The reason is simple. The old tech is far from out dated.

Very good point there mate. Gone are the days of a year old set up being massively out dated, it seems that for the past few years it has been marginal gains over massive leaps forwards. My hat IS standing by ready to be eaten if necessary :P

For a new build I see no point in getting dated technology. Especially as motherboards are harder to come by and more often than not are used boards that were in use for years
Yeah CPU's arent the easiest to find. All the middle-of-the road chips are out of stock... not that I need an excuse to buy the top end chip you understand... :D not that octacore £700 jobbie though, that would be a little silly :P

It's pretty much the same thing as the PCI slot argument. You would actually be amazed how many people are still rocking VERY old CPUs and can still game.

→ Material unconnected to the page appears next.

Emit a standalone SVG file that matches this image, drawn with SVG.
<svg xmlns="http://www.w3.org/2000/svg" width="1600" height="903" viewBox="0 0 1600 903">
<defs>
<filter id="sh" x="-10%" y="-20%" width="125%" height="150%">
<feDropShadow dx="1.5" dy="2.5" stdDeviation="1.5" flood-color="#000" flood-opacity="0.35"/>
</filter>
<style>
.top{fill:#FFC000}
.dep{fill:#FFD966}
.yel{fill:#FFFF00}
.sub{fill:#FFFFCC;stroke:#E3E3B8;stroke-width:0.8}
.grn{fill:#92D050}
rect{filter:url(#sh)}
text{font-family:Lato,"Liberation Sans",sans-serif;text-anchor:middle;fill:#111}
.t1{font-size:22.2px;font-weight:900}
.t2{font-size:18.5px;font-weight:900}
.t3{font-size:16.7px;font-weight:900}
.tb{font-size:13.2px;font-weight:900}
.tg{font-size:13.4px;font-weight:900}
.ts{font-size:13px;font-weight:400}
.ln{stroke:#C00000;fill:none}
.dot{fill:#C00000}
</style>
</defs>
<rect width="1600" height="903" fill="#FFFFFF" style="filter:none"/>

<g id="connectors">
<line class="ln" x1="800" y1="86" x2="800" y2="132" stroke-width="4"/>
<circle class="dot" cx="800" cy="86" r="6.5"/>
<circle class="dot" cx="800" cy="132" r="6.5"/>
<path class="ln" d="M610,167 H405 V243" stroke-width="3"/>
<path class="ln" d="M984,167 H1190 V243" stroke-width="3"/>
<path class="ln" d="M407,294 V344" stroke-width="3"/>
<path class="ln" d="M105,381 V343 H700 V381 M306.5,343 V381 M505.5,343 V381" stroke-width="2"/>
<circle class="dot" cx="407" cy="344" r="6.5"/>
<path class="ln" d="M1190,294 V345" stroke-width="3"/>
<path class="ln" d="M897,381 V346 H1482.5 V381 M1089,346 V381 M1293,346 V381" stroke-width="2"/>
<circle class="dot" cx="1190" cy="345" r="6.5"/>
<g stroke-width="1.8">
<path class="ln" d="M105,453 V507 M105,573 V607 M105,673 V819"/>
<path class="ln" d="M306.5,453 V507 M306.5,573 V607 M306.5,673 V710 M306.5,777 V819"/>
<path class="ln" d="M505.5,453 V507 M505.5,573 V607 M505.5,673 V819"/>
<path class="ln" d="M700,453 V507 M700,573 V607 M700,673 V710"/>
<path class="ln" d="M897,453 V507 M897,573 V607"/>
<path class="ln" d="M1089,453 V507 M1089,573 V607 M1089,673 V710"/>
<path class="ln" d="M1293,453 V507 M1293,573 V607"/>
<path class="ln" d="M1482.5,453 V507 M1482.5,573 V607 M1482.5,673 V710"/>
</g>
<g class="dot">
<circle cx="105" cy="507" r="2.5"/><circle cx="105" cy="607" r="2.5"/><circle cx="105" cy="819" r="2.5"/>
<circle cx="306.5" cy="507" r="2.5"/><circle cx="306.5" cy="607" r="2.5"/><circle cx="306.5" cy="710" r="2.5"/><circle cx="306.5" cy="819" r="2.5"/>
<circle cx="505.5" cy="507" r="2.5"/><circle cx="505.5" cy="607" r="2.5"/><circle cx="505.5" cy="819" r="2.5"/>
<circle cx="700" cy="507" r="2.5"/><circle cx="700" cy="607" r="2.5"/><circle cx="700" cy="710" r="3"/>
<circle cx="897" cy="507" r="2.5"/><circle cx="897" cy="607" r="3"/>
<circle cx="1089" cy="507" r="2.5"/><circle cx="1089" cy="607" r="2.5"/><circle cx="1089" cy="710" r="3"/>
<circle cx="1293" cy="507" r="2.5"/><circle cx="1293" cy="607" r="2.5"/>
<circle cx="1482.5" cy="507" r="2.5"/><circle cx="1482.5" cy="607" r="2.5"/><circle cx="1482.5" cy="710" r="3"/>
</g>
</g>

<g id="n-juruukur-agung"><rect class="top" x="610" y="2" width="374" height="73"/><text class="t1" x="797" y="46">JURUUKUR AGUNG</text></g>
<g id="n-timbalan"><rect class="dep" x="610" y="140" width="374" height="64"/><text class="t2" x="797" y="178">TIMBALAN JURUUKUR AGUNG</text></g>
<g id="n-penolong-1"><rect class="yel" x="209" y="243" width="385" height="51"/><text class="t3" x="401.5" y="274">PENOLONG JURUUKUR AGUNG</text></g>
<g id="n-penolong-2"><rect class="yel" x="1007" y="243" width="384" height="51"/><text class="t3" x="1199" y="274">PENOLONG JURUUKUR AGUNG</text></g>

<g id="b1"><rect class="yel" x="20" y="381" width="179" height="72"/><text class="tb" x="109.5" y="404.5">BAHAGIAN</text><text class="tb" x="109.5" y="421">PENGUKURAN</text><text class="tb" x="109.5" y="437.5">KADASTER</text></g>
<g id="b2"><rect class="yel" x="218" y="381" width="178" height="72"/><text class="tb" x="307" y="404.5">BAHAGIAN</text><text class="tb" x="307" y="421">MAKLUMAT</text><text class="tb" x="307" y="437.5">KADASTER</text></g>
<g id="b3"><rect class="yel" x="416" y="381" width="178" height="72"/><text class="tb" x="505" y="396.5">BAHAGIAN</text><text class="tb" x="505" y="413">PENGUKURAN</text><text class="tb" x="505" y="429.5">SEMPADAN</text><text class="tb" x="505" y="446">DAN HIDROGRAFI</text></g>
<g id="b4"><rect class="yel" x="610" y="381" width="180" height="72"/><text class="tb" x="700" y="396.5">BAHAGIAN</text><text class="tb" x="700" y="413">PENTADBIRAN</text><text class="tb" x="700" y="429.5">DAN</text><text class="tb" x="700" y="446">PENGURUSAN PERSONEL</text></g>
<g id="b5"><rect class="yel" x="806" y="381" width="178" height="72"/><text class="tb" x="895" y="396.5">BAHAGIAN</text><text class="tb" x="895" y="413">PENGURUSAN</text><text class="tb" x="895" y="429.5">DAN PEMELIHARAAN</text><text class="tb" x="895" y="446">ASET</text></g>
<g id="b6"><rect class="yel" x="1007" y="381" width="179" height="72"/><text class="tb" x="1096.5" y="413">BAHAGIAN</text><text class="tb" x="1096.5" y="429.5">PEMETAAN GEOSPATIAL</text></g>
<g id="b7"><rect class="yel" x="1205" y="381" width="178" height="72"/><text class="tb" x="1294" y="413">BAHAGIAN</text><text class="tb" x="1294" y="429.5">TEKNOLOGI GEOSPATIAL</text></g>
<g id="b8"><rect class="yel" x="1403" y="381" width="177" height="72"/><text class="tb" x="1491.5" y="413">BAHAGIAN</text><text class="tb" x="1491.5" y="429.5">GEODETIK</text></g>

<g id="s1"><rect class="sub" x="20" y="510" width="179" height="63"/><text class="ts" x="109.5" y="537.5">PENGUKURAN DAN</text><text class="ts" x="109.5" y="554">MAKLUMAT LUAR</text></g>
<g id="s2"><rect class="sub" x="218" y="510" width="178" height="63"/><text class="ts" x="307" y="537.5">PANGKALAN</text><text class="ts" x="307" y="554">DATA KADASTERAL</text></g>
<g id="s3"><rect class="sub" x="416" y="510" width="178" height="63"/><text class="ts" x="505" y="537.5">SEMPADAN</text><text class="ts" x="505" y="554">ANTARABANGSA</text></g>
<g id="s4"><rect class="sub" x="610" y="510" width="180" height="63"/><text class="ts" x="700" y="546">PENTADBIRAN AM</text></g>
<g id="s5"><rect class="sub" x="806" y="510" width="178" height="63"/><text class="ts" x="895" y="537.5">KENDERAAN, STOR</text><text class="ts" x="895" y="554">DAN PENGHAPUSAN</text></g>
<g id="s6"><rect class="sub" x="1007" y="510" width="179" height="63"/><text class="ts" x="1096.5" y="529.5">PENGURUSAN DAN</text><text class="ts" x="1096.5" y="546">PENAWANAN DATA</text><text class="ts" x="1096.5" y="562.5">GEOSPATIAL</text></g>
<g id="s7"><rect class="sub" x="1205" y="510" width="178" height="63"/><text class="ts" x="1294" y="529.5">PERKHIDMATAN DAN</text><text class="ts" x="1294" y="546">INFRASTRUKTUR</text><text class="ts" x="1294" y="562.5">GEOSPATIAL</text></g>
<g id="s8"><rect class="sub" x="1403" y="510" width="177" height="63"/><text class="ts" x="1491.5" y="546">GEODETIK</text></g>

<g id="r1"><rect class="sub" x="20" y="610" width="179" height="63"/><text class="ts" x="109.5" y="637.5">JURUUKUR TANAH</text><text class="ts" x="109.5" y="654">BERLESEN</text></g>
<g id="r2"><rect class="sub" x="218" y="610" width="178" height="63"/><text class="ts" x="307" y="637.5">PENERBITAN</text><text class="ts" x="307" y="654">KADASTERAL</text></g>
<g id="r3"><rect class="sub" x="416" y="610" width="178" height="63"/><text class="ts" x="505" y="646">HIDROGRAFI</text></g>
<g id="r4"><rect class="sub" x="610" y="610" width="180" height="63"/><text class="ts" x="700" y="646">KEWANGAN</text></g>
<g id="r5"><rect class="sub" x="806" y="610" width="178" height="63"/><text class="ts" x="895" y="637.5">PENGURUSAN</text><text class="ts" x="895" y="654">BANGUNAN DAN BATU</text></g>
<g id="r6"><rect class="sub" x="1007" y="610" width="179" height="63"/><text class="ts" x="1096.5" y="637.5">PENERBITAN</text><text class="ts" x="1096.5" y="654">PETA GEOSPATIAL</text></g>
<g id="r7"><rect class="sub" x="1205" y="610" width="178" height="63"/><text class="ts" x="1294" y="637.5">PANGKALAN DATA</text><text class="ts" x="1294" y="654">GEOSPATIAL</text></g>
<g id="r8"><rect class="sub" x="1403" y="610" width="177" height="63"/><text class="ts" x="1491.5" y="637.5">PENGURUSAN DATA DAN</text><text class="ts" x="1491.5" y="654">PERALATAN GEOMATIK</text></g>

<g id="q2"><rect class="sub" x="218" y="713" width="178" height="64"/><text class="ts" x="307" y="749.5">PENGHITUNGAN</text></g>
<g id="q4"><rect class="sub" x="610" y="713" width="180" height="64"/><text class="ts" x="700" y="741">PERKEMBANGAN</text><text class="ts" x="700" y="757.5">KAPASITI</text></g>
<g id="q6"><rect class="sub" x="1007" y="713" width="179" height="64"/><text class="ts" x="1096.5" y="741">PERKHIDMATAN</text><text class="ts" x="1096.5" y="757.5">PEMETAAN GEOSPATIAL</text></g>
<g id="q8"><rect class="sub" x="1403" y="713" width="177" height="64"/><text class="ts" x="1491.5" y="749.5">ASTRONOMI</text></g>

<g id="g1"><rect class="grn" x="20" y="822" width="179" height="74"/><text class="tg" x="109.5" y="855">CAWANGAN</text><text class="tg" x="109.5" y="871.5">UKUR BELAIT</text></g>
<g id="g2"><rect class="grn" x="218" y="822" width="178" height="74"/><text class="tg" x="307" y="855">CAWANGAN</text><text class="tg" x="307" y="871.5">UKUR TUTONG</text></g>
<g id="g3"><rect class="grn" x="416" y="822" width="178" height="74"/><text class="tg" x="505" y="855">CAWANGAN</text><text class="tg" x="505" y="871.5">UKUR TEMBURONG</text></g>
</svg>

Haha I still have an old DURON rig from 1999 that will play UT2004 :D AMD Duron @1Ghz, Ati Radeon 9200 128mb, 128Mb SD ram, 10Gb HDD. Oh and a PCI expansion slot for USB2.0 :D

Micro stutter is not stuttering. Micro stutter is a multiple GPU problem. Stuttering can be from CPU bottle-necking GPU. Sandy bridge and onward not really going to happen (stuttering) except in a few niche cases
http://www.eurogamer.net/articles/digitalfoundry-2015-intel-skylake-core-i7-6700k-review


Yeah I found nothing but trouble when I tried Crossfire, mind you the bopard is old. Good review by the way!

Heyyo,

Yeah the UK is kicking ass right meow in CPU prices which is amazing. Sky Lake is now cheaper to purchase in the UK than in the USA lol... either that? Or Amazon UK fudged their prices by accident or don't include VAT. I dunno though. :P


DirectX 12 definitely has the potential to reduce micro stutter though since it removes the draw call bottleneck from the CPU and that in turn frees up the CPU to perform other tasks which is good news indeed... but still, in the end it's up to the user to juggle their minimum and average fps.

Amazon fudging prices you say? I'll have to take a look!